Artificial
Intelligence (AI) has the potential to contribute over USD 500 billion (about
Rs 47.81 lakh crore) to India's economy by 2030, according to a new joint study
by IBM and IndiaAI, a MeiTY initiative.
The
report, titled “From Promise to Power: How AI Is Redefining India’s Economic
Future”, surveyed 1,500 Indian executives from a range of industries and
organisations, covering various leadership levels, including CXOs. The study
was supplemented by a pulse survey of 405 Indian executives.
The
report revealed that 80 per cent of Indian business leaders surveyed believe AI
investments will directly influence the nation's GDP growth.
“AI
could contribute more than USD 500 billion to India’s economy by 2030,
positioning the country among the world’s most dynamic AI-driven economies. Few
countries are stepping into the AI era with India’s mix of scale, digital
muscle, and ambition,” the report said. Around 73 per cent of Indian executives
believe the country will be a leading AI nation by 2030—a bet built on a vast
market, a pioneering digital public infrastructure, and the world’s largest IT
services workforce, according to the report.
However,
the research also highlighted a critical "inflection gap", with 72
per cent of surveyed organisations acknowledging they currently lag behind
their global peers in AI adoption. Currently, only 15 per cent of organisations
are scaling AI through cross-functional investments, while the remaining 85 per
cent are stuck in the pilot stage.
Ministry
of Electronics & Information Technology (MeitY) Secretary S Krishnan said
India is no longer just participating in the global AI conversation but helping
shape it. "Our vision is clear. AI must evolve as an extension of our
people’s aspirations, driving inclusive growth and national progress.

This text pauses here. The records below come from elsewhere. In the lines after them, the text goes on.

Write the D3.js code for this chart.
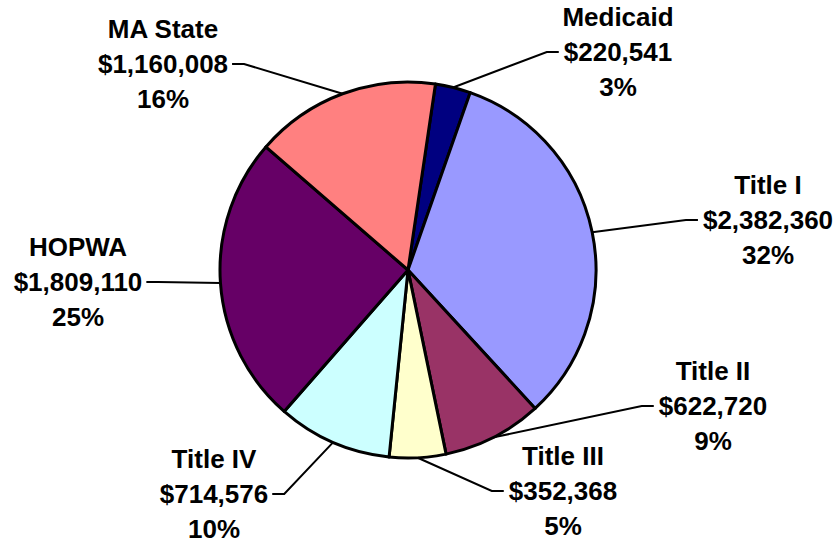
<!DOCTYPE html>
<html>
<head>
<meta charset="utf-8">
<script src="https://cdn.jsdelivr.net/npm/d3@7"></script>
<style>
  body { margin: 0; background: #fff; }
  .lbl { font-family: "Liberation Sans", Arial, sans-serif; font-weight: bold; font-size: 26px; fill: #000; }
</style>
</head>
<body>
<svg width="839" height="543"></svg>
<script>
  const categories = ['Medicaid', 'Title I', 'Title II', 'Title III', 'Title IV', 'HOPWA', 'MA State'];
  const amounts = [220541, 2382360, 622720, 352368, 714576, 1809110, 1160008];
  const percentLabels = ['3%', '32%', '9%', '5%', '10%', '25%', '16%'];
  const colors = ['#000080', '#9999FF', '#993366', '#FFFFCC', '#CCFFFF', '#660066', '#FF8080'];

  // label placement (centre of middle line) and which side the leader attaches
  const labelLayout = [
    { x: 618, y: 52, side: 'left' },
    { x: 768, y: 220, side: 'left' },
    { x: 713, y: 406, side: 'left' },
    { x: 563, y: 491, side: 'left' },
    { x: 214, y: 494, side: 'right' },
    { x: 78, y: 282, side: 'right' },
    { x: 163, y: 64, side: 'right' }
  ];

  const svg = d3.select('svg');
  const cx = 408, cy = 270, radius = 188;
  const start = 8.4 * Math.PI / 180;

  const data = categories.map((c, i) => ({ name: c, value: amounts[i], pct: percentLabels[i], color: colors[i], i }));

  const pie = d3.pie().value(d => d.value).sort(null)
    .startAngle(start).endAngle(start + 2 * Math.PI);
  const arcs = pie(data);
  const arc = d3.arc().innerRadius(0).outerRadius(radius);

  const g = svg.append('g').attr('transform', `translate(${cx},${cy})`);

  g.selectAll('path.slice').data(arcs)
    .enter().append('path')
      .attr('class', 'slice')
      .attr('d', arc)
      .attr('fill', d => d.data.color)
      .attr('stroke', '#000')
      .attr('stroke-width', 3)
      .attr('stroke-linejoin', 'round');

  const fmt = d3.format('$,');
  const lineGap = 35;

  arcs.forEach((a, i) => {
    const lay = labelLayout[i];
    const t = svg.append('text').attr('class', 'lbl').attr('text-anchor', 'middle');
    const lines = [a.data.name, fmt(a.data.value), a.data.pct];
    lines.forEach((s, k) => {
      t.append('tspan').attr('x', lay.x).attr('y', lay.y + (k - 1) * lineGap + 9).text(s);
    });
    const w = t.selectAll('tspan').nodes()[1].getComputedTextLength();

    const mid = (a.startAngle + a.endAngle) / 2;
    const ex = cx + radius * Math.sin(mid);
    const ey = cy - radius * Math.cos(mid);
    const tx = lay.side === 'left' ? lay.x - w / 2 - 5 : lay.x + w / 2 + 4;
    const elbow = lay.side === 'left' ? tx - 12 : tx + 12;

    svg.append('path')
      .attr('d', d3.line()([[tx, lay.y], [elbow, lay.y], [ex, ey]]))
      .attr('fill', 'none')
      .attr('stroke', '#000')
      .attr('stroke-width', 2);
  });
</script>
</body>
</html>
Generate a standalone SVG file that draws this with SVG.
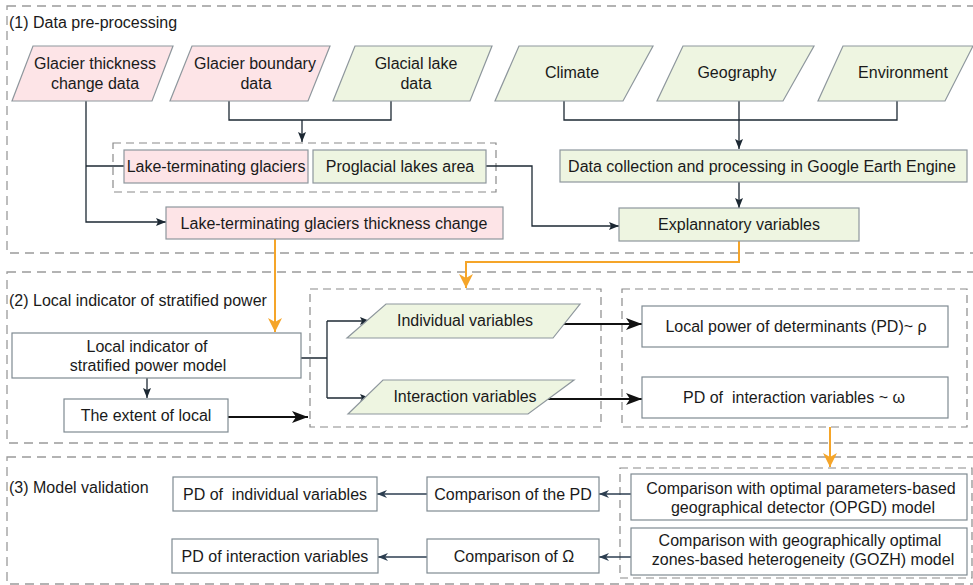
<svg xmlns="http://www.w3.org/2000/svg" width="973" height="585" viewBox="0 0 973 585">
<defs>
<style>
text{font-family:"Liberation Sans",Arial,sans-serif;font-size:16px;fill:#1a1a1a}
.c{text-anchor:middle}
.pre{white-space:pre}
.sec{fill:none;stroke:#9a9a9a;stroke-width:1.3;stroke-dasharray:9,6}
.grp{fill:none;stroke:#8a8a8a;stroke-width:1.2;stroke-dasharray:8,5}
.pink{fill:#fde4e7;stroke:#8e979d;stroke-width:1.2}
.green{fill:#eef5e1;stroke:#8e979d;stroke-width:1.2}
.white{fill:#ffffff;stroke:#7f8a92;stroke-width:1.2}
.ln{fill:none;stroke:#1c2833;stroke-width:1.3}
.thk{fill:none;stroke:#111;stroke-width:2}
.or{fill:none;stroke:#f5a529;stroke-width:2}
.sl{fill:none;stroke:#2c3e50;stroke-width:1.5}
</style>
<marker id="a" markerUnits="userSpaceOnUse" markerWidth="10" markerHeight="10" refX="10" refY="5" orient="auto"><path d="M0,1 L10,5 L0,9 L2,5 z" fill="#1c2833"/></marker>
<marker id="ab" markerUnits="userSpaceOnUse" markerWidth="16" markerHeight="12" refX="16" refY="6" orient="auto"><path d="M0,0 L16,6 L0,12 L4,6 z" fill="#111"/></marker>
<marker id="ao" markerUnits="userSpaceOnUse" markerWidth="14" markerHeight="14" refX="14" refY="7" orient="auto"><path d="M0,0 L14,7 L0,14 L4,7 z" fill="#f5a529"/></marker>
<marker id="as" markerUnits="userSpaceOnUse" markerWidth="10" markerHeight="10" refX="10" refY="5" orient="auto"><path d="M0,1 L10,5 L0,9 L3,5 z" fill="#2c3e50"/></marker>
</defs>

<g id="sections">
<rect class="sec" x="7" y="6" width="985" height="247"/>
<rect class="sec" x="7" y="272" width="985" height="171"/>
<rect class="sec" x="7" y="457" width="985" height="127"/>
<text x="9" y="28">(1) Data pre-processing</text>
<text x="9" y="306">(2) Local indicator of stratified power</text>
<text x="9" y="493">(3) Model validation</text>
</g>

<g id="groups">
<rect class="grp" x="113" y="143" width="383" height="49"/>
<rect class="grp" x="310" y="289" width="291" height="138"/>
<rect class="grp" x="622" y="289" width="345" height="138"/>
<rect class="grp" x="620" y="468" width="352" height="110"/>
</g>

<g id="connectors">
<path class="ln" d="M86,101 V222 H166" marker-end="url(#a)"/>
<path class="ln" d="M86,166 H124"/>
<path class="ln" d="M229,101 V120 H391 V101"/>
<path class="ln" d="M302,120 V142" marker-end="url(#a)"/>
<path class="ln" d="M486,166 H532 V226 H619" marker-end="url(#a)"/>
<path class="ln" d="M564,101 V120 H897 V101"/>
<path class="ln" d="M739,101 V149" marker-end="url(#a)"/>
<path class="ln" d="M739,182 V208" marker-end="url(#a)"/>
<path class="or" d="M275,239 V332" marker-end="url(#ao)"/>
<path class="or" d="M739,241 V262 H466 V288" marker-end="url(#ao)"/>
<path class="ln" d="M147,378 V398" marker-end="url(#a)"/>
<path class="thk" d="M228,417 H308" marker-end="url(#ab)"/>
<path class="ln" d="M301,358 H327 M327,321 V398"/>
<path class="ln" d="M327,321 H370" marker-end="url(#a)"/>
<path class="ln" d="M327,398 H370" marker-end="url(#a)"/>
<path class="thk" d="M553,324 H642" marker-end="url(#ab)"/>
<path class="thk" d="M548,399 H642" marker-end="url(#ab)"/>
<path class="or" d="M830,427 V467" marker-end="url(#ao)"/>
<path class="sl" d="M631,494 H599" marker-end="url(#as)"/>
<path class="sl" d="M427,494 H377" marker-end="url(#as)"/>
<path class="sl" d="M631,557 H599" marker-end="url(#as)"/>
<path class="sl" d="M427,557 H378" marker-end="url(#as)"/>
</g>

<g id="n-thickness"><polygon class="pink" points="33,46 173,46 152,101 12,101"/><text class="c" x="95" y="69">Glacier thickness</text><text class="c" x="95" y="89">change data</text></g>
<g id="n-boundary"><polygon class="pink" points="192,46 330,46 308,101 170,101"/><text class="c" x="255" y="69">Glacier boundary</text><text class="c" x="256" y="89">data</text></g>
<g id="n-lake"><polygon class="green" points="355,46 492,46 470,101 333,101"/><text class="c" x="416" y="69">Glacial lake</text><text class="c" x="416" y="89">data</text></g>
<g id="n-climate"><polygon class="green" points="519,46 653,46 623,101 495,101"/><text class="c" x="572" y="78">Climate</text></g>
<g id="n-geography"><polygon class="green" points="683,46 814,46 783,101 657,101"/><text class="c" x="737" y="78">Geography</text></g>
<g id="n-environment"><polygon class="green" points="843,46 973,46 945,101 818,101"/><text class="c" x="903" y="78">Environment</text></g>

<g id="n-ltg"><rect class="pink" x="124" y="150" width="184" height="33"/><text class="c" x="216" y="172">Lake-terminating glaciers</text></g>
<g id="n-pla"><rect class="green" x="313" y="150" width="173" height="33"/><text class="c" x="400" y="172">Proglacial lakes area</text></g>
<g id="n-ltgtc"><rect class="pink" x="166" y="207" width="337" height="32"/><text class="c" x="334" y="229">Lake-terminating glaciers thickness change</text></g>
<g id="n-gee"><rect class="green" x="560" y="150" width="407" height="32"/><text class="c" x="762" y="172">Data collection and processing in Google Earth Engine</text></g>
<g id="n-expl"><rect class="green" x="619" y="208" width="240" height="33"/><text class="c" x="739" y="230">Explannatory variables</text></g>

<g id="n-lisp"><rect class="white" x="12" y="333" width="289" height="45"/><text class="c" x="147" y="352">Local indicator of</text><text class="c" x="148" y="371">stratified power model</text></g>
<g id="n-extent"><rect class="white" x="64" y="399" width="164" height="33"/><text class="c" x="146" y="421">The extent of local</text></g>
<g id="n-indiv"><polygon class="green" points="386,304 580,304 553,338 347,338"/><text class="c" x="465" y="326">Individual variables</text></g>
<g id="n-inter"><polygon class="green" points="383,380 574,380 528,414 348,414"/><text class="c" x="465" y="402">Interaction variables</text></g>
<g id="n-lpd"><rect class="white" x="642" y="306" width="306" height="41"/><text class="c" x="796" y="332">Local power of determinants (PD)~ ρ</text></g>
<g id="n-pdi"><rect class="white" x="642" y="377" width="306" height="41"/><text class="c pre" x="794" y="403">PD of  interaction variables ~ ω</text></g>

<g id="n-pdind"><rect class="white" x="173" y="477" width="204" height="34"/><text class="c pre" x="275" y="500">PD of  individual variables</text></g>
<g id="n-cmppd"><rect class="white" x="427" y="477" width="172" height="34"/><text class="c" x="513" y="500">Comparison of the PD</text></g>
<g id="n-opgd"><rect class="white" x="631" y="474" width="336" height="46"/><text class="c" x="801" y="494">Comparison with optimal parameters-based</text><text class="c" x="803" y="513">geographical detector (OPGD) model</text></g>
<g id="n-pdint"><rect class="white" x="172" y="539" width="206" height="34"/><text class="c" x="275" y="562">PD of interaction variables</text></g>
<g id="n-cmpo"><rect class="white" x="427" y="539" width="172" height="34"/><text class="c" x="514" y="562">Comparison of Ω</text></g>
<g id="n-gozh"><rect class="white" x="631" y="528" width="336" height="47"/><text class="c" x="800" y="546">Comparison with geographically optimal</text><text class="c" x="803" y="565">zones-based heterogeneity (GOZH) model</text></g>
</svg>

Guided by
our vision of Viksit Bharat, we are advancing a human-centric approach to AI
rooted in trust, ethics, and national sovereignty,” he said.
The
study identified significant barriers to AI readiness. About 77 per cent of
respondents cited a lack of accessible, affordable and secure cloud
infrastructure as a major hurdle, while 57 per cent outlined uneven data
quality. Furthermore, a growing skills gap also poses challenges.
Currently,
only about 30 per cent of employees possess the level of AI literacy that
businesses require.
To meet future demands, respondents indicate this figure
must rise to nearly 57 per cent by 2030, translating to a need for a talent
pool of over 350 million AI-literate professionals in the country, as per the
report.
Sandip
Patel, Managing Director of IBM India & South Asia, noted that AI could
become one of the most powerful growth engines for the Indian economy. “What
will set India apart is not just the scale of adoption, but how organisations
build trusted AI agents and systems on strong data foundations, hybrid
architectures, and a workforce empowered to work alongside AI. With the right
investments in skills, governance, and infrastructure, India can translate AI
ambition into sustained economic impact,” he said.